If you're one of the elite [teams], it makes sense to get ahead of the game and get a department set up internally, on the condition that you retain that knowledge. There's no point in the exclusivity benefits of an internal department if you don't make sure you still have it if someone leaves.

However, most clubs are not yet at the point where they're hiring data people and allowing them large amounts of time for research projects. For the majority, it probably makes sense to choose data provider smartly as much as cost allows (and to be honest about whether the shiny things in the data will get used) but then to make strategic use of third-parties.

‘Where to spend your analytics money?’, October 2021

There are two biases I have here:

  1. I work for a company you’d class as a ‘third party’, which one may want to make strategic use of (bosses and colleagues at Twenty3 Towers claim to read, so I better link the company website)

  2. It feels nice when things you wrote years ago still hold up

That said, I want to highlight two specific parts of this extract. “There’s no point in the exclusivity benefits […] if you don’t make sure you still have it if someone leaves.”; apply this to your internally-created tools as well as report formats and research projects.

If you think players are the only things whose performance can drop off a cliff due to getting old, you might wanna google ‘tech debt’. Several months ago, I quoted Charlie Marshall of the European Clubs Association: “There are so, so many [clubs] and the vast majority of them are quite small businesses.” If you’re a small business — a community events business, really — do you want to also be a software company? Why?

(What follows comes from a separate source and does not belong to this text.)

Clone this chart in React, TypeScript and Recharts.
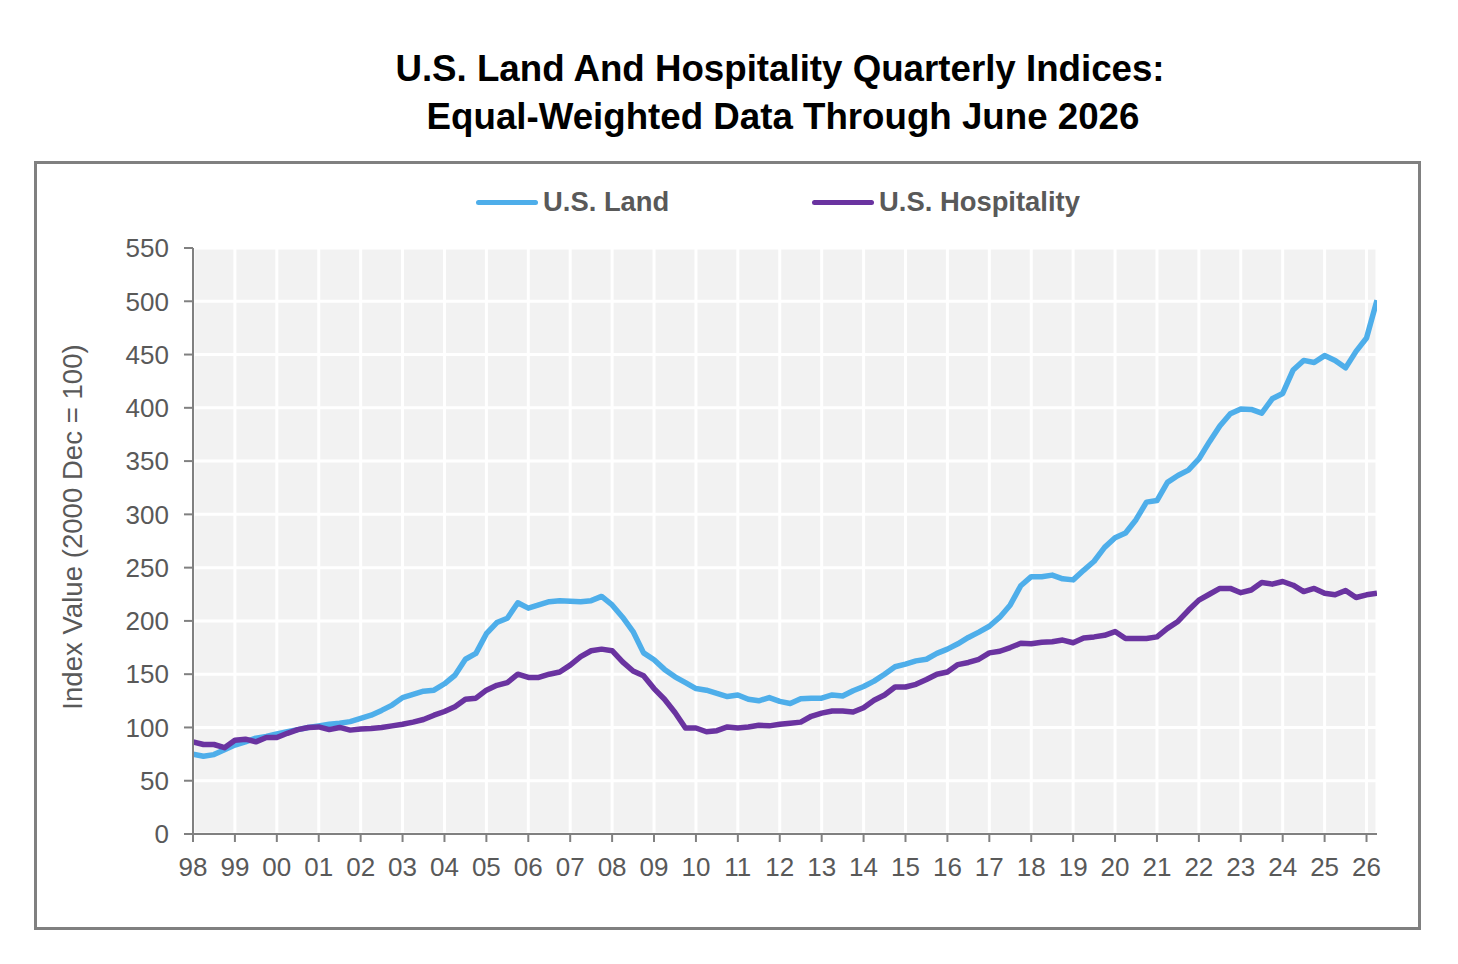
import React from 'react';
import { LineChart, Line, XAxis, YAxis, CartesianGrid, Legend, Label } from 'recharts';

const yearLabels = ['98','99','00','01','02','03','04','05','06','07','08','09','10','11','12','13','14','15','16','17','18','19','20','21','22','23','24','25','26'];

const landValues = [
  75, 73, 74.5, 79,
  83.5, 86.5, 90, 91.5,
  94, 96, 98, 100,
  101.5, 103, 104, 105.5,
  108.5, 111.5, 116, 121,
  128, 131, 134, 135,
  141, 149, 164, 169.5,
  188, 198.5, 202.5, 217,
  212, 215, 218, 219,
  218.5, 218, 219, 223,
  215, 203.5, 190, 170,
  163.5, 154.5, 147.5, 142,
  136.5, 135, 132, 129,
  130.5, 126.5, 125, 128,
  124.5, 122.5, 127, 127.5,
  127.5, 130.5, 129.5, 134.5,
  138.5, 143.5, 150, 157,
  159.5, 162.5, 164, 169.5,
  173.5, 178.5, 184.5, 189.5,
  195, 203.5, 215, 233,
  241.5, 241.5, 243, 239.5,
  238.5, 247.5, 256, 269,
  278, 282.5, 295, 311.5,
  313, 330, 336.5, 341.5,
  352, 368, 383, 394.5,
  399, 398.5, 395, 408.5,
  413.5, 435.5, 444.5, 442.5,
  449, 444.5, 437.5, 453,
  465.5, 501,
];

const hospitalityValues = [
  86.5, 84, 84, 81,
  88, 89, 86.5, 90.5,
  90.5, 94.5, 98, 100,
  100.5, 98, 100, 97.5,
  98.5, 99, 100, 101.5,
  103, 105, 107.5, 111.5,
  115, 119.5, 126.5, 127.5,
  135, 139.5, 142, 150,
  147, 147, 150, 152,
  158.5, 166.5, 172, 173.5,
  172, 161.5, 153, 148.5,
  136.5, 126.5, 114, 99.5,
  99.5, 96, 97, 100.5,
  99.5, 100.5, 102, 101.5,
  103, 104, 105, 110.5,
  113.5, 115.5, 115.5, 114.5,
  118.5, 125.5, 130.5, 138,
  138, 140.5, 145, 150,
  152, 159, 161, 164,
  170, 171.5, 175, 179,
  178.5, 180, 180.5, 182,
  179.5, 184, 185, 186.5,
  190, 183.5, 183.5, 183.5,
  185, 193, 199.5, 210,
  219.5, 225, 230.5, 230.5,
  226.5, 229, 236, 234.5,
  237, 233.5, 227.5, 230.5,
  226, 224.5, 228.5, 222,
  224.5, 226,
];

const yTicks = [0, 50, 100, 150, 200, 250, 300, 350, 400, 450, 500, 550];
const seriesNames = ['U.S. Land', 'U.S. Hospitality'];
const seriesColors = ['#4eaeea', '#6a33a0'];

const data = landValues.map((v, i) => ({ q: i, land: v, hospitality: hospitalityValues[i] }));
const xTicks = yearLabels.map((_, k) => k * 4);

const FONT = '"Liberation Sans", Arial, Helvetica, sans-serif';
const GREY_TEXT = '#595959';
const AXIS_GREY = '#808080';

const legendLefts = [476, 812];

const renderLegend = () => (
  <div style={{ position: 'relative', width: 1458, height: 40 }}>
    {seriesNames.map((name, k) => (
      <div
        key={name}
        style={{ position: 'absolute', left: legendLefts[k], top: 0, height: 40, display: 'flex', alignItems: 'center' }}
      >
        <span style={{ display: 'inline-block', width: 62, height: 5, borderRadius: 3, background: seriesColors[k] }} />
        <span style={{ marginLeft: 5, fontFamily: FONT, fontWeight: 'bold', fontSize: 27.4, color: GREY_TEXT, whiteSpace: 'nowrap' }}>
          {name}
        </span>
      </div>
    ))}
  </div>
);

export default function App() {
  return (
    <div style={{ position: 'absolute', left: 0, top: 0, width: 1458, height: 964, background: '#fff' }}>
      <div
        style={{
          position: 'absolute',
          left: 0,
          top: 45,
          width: 1560,
          textAlign: 'center',
          fontFamily: FONT,
          fontWeight: 'bold',
          fontSize: 36.7,
          lineHeight: '48px',
          color: '#000',
        }}
      >
        <div>U.S. Land And Hospitality Quarterly Indices:</div>
        <div style={{ paddingLeft: 6 }}>Equal-Weighted Data Through June 2026</div>
      </div>
      <div
        style={{
          position: 'absolute',
          left: 34,
          top: 161,
          width: 1387,
          height: 769,
          border: `3px solid ${AXIS_GREY}`,
          boxSizing: 'border-box',
        }}
      />
      <div style={{ position: 'absolute', left: 0, top: 0 }}>
        <LineChart
          width={1458}
          height={964}
          data={data}
          margin={{ top: 248, right: 81, bottom: 70, left: 93 }}
        >
          <CartesianGrid fill="#f2f2f2" fillOpacity={1} stroke="#ffffff" strokeWidth={3} />
          <XAxis
            dataKey="q"
            type="number"
            domain={[0, 113]}
            ticks={xTicks}
            interval={0}
            tickFormatter={(v: number) => yearLabels[Math.round(v / 4)]}
            height={60}
            tickSize={8}
            tickMargin={16}
            stroke={AXIS_GREY}
            strokeWidth={2}
            tick={{ fill: GREY_TEXT, fontSize: 26, fontFamily: FONT }}
            allowDataOverflow
          />
          <YAxis
            type="number"
            domain={[0, 550]}
            ticks={yTicks}
            interval={0}
            width={100}
            tickSize={9}
            tickMargin={15}
            stroke={AXIS_GREY}
            strokeWidth={2}
            tick={{ fill: GREY_TEXT, fontSize: 26, fontFamily: FONT }}
          >
            <Label
              content={() => (
                <text
                  x={72}
                  y={527}
                  transform="rotate(-90 72 527)"
                  textAnchor="middle"
                  dominantBaseline="central"
                  fill={GREY_TEXT}
                  fontSize={27.6}
                  fontFamily={FONT}
                >
                  Index Value (2000 Dec = 100)
                </text>
              )}
            />
          </YAxis>
          <Legend
            layout="horizontal"
            verticalAlign="middle"
            align="center"
            content={renderLegend}
            wrapperStyle={{ position: 'absolute', top: 182, left: 0, width: 1458, margin: 0 }}
          />
          <Line
            type="linear"
            dataKey="land"
            name={seriesNames[0]}
            stroke={seriesColors[0]}
            strokeWidth={5.5}
            strokeLinejoin="round"
            dot={false}
            activeDot={false}
            isAnimationActive={false}
          />
          <Line
            type="linear"
            dataKey="hospitality"
            name={seriesNames[1]}
            stroke={seriesColors[1]}
            strokeWidth={5.5}
            strokeLinejoin="round"
            dot={false}
            activeDot={false}
            isAnimationActive={false}
          />
        </LineChart>
      </div>
    </div>
  );
}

(This is worth its own blog, but can probably be boiled down to 1) difficulties in combining services from different data sources 2) difficulties in wrangling external software to work for team game models 3) an employee’s time doesn’t appear as an additional cost on the balance sheet 4) you don’t have to wait on the external company’s timeline to update your internal platform 5) as Andy Warhol said, ‘in the future everyone will develop a scatterplot tool for 15 minutes’)

The other particularly important part of the extract is “strategic use” of third-parties. A couple of paragraphs later in that 2021 piece, I wrote:

Using these would allow you to flex your capacity for 'analytics' as needed, without hiring full-time. As a club, this can also enable you to build up an internal knowledge bank if you make sure that the third-parties work and/or findings get stored somewhere people will remember them.

On top of this, assuming that you're not their first customer, third-parties are also likely to have processes in place that mean you can skip some of the tricky 'training wheels' stage of setting up an analytics department

‘Where to spend your analytics money?’, October 2021

(I neglected to mention data engineering, and I apologise to the gods of cloud computing for this)

The problem with all that, of course, is that following this advice may mean hiring a sufficiently capable head of data to then spend money on a data provider as well as then spending further money on outside services. Maybe that won’t play well with bosses who expect some guy (often a guy) with a quantitative degree to get things going within a month or two.

But, look at Bayer Leverkusen. Thankfully not too tight-lipped in what they allow to be shared on LinkedIn, they’re on the roster of Kitman Labs, Catapult Matchtracker, MyGamePlan, and SportsDynamics, and that’s only the software platform partnership announcements I could easily find.

It may well be that Leverkusen’s eventual aim is for all of that tech to be internally created and managed (as one of the ‘Analytics in the US’ panellists at the Hudl-Statsbomb conference put forward as a general truth). It may well be that they’re not even using those platforms (which would be strange, but ‘pays for an unused subscription’ is hardly a novel situation).

But, while the best research papers ask a tight, well-framed question, the best clubs will be doing the same.

Questions for the crowd

  • What are your experiences with building up internal software? How would you approach it if doing it over afresh?

  • What’s the best use of team formation as a variable in data research you’ve seen?